- Data excerpts:
------------------------------------------------------------------------

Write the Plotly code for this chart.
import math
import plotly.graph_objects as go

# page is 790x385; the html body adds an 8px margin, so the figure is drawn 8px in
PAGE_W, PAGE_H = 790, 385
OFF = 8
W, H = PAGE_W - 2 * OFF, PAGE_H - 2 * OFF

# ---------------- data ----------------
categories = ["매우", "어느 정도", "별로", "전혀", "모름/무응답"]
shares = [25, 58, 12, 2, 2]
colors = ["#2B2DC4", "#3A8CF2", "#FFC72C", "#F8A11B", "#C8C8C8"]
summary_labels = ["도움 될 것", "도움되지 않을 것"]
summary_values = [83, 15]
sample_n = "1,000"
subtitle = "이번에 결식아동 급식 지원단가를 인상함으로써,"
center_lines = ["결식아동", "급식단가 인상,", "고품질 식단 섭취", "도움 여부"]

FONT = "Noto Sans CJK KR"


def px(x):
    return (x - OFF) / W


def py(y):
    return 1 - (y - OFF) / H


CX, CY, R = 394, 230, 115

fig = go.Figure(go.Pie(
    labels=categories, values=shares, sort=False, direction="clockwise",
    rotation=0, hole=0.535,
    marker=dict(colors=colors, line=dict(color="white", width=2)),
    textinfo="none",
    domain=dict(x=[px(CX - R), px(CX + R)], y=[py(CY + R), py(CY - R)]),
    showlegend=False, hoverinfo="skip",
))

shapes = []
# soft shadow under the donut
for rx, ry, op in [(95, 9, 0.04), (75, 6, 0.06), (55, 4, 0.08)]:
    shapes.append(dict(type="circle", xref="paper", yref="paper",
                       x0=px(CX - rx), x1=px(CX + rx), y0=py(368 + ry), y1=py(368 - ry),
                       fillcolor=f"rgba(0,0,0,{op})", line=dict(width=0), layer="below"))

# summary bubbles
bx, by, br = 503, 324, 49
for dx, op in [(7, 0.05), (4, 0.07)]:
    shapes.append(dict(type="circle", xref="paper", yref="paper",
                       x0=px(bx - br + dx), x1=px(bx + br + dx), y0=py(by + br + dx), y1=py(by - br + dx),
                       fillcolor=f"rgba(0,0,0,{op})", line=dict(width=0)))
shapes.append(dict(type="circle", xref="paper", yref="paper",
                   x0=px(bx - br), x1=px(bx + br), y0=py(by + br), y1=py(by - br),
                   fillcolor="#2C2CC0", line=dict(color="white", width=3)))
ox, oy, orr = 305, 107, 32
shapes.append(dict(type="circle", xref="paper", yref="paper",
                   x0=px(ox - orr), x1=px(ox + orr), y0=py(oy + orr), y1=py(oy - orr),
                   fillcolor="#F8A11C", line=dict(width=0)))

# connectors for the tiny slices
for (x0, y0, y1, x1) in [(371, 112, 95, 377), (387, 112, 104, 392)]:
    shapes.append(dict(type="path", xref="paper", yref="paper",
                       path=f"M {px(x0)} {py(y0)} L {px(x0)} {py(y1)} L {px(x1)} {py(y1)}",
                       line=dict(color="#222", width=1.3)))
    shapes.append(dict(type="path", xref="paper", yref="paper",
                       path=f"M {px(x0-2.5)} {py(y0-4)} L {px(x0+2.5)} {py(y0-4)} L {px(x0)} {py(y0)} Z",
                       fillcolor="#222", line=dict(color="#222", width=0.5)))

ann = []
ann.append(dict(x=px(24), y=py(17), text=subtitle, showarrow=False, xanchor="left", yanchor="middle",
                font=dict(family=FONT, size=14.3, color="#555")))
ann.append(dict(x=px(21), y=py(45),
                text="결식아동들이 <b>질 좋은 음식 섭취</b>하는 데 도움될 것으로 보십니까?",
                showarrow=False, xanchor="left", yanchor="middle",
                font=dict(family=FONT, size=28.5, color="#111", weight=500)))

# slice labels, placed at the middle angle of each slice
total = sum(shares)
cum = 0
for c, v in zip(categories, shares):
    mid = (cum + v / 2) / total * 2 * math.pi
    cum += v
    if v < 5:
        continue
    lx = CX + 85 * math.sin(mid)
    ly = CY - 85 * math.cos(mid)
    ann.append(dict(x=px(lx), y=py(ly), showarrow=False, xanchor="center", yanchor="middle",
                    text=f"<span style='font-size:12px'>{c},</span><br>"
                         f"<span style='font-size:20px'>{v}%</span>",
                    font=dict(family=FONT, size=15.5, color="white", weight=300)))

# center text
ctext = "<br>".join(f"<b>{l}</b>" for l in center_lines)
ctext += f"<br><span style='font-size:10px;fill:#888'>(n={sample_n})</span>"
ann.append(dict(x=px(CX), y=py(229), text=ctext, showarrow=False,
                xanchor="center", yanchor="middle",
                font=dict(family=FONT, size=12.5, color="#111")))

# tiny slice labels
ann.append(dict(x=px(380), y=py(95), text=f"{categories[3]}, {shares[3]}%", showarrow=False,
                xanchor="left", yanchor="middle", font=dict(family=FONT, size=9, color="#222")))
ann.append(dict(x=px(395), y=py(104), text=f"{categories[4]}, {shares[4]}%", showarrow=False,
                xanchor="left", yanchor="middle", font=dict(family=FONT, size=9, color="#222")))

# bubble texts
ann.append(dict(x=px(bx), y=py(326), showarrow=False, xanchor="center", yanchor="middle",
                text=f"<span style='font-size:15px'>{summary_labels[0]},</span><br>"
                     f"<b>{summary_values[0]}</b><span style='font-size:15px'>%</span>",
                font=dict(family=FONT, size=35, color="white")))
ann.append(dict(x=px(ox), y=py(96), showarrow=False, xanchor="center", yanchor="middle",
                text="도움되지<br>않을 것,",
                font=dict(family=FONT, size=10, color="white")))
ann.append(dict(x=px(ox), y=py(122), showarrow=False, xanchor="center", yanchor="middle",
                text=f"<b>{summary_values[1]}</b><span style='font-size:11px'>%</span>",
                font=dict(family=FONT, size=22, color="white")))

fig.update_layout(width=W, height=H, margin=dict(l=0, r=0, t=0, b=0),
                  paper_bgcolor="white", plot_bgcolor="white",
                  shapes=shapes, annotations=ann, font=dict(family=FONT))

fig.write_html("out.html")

------------------------------------------------------------------------

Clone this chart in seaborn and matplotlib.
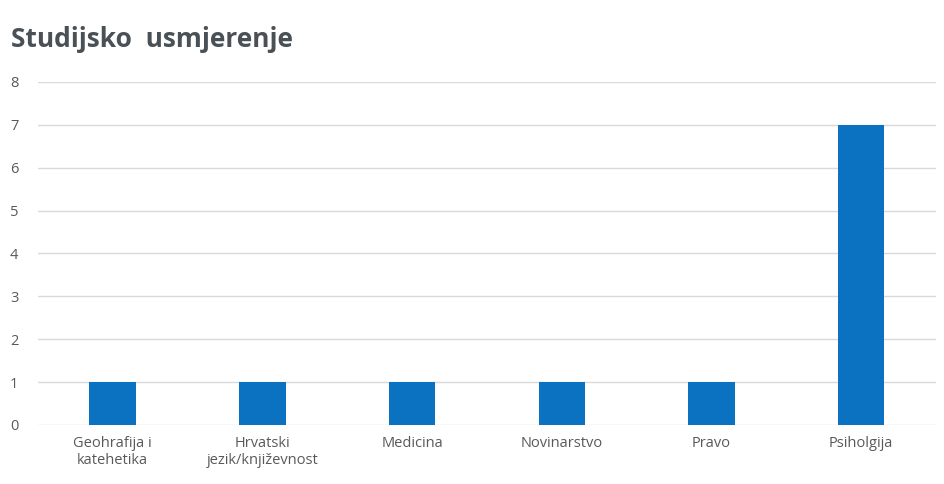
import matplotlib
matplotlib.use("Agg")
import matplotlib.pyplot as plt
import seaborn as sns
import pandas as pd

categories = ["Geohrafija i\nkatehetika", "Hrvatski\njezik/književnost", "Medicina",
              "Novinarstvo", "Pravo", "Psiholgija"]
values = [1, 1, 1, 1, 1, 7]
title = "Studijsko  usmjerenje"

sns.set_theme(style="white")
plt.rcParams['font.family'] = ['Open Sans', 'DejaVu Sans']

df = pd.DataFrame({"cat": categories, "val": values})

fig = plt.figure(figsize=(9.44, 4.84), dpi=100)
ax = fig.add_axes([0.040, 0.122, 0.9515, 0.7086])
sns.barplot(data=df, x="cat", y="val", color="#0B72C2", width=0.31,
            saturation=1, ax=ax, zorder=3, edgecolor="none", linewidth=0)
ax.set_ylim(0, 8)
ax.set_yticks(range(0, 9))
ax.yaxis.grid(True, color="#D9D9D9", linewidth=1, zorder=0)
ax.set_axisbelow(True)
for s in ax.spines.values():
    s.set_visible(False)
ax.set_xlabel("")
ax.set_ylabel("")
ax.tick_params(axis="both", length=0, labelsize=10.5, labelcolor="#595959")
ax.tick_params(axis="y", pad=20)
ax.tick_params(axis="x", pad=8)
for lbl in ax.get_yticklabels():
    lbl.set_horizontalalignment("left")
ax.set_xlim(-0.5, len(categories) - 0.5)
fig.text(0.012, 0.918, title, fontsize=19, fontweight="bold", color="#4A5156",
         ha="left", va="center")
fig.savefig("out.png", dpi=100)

------------------------------------------------------------------------

- Job:
Gather each line in the entries above where the string "this" is found.

- Written answer:
Write the Plotly code for this chart.
Clone this chart in seaborn and matplotlib.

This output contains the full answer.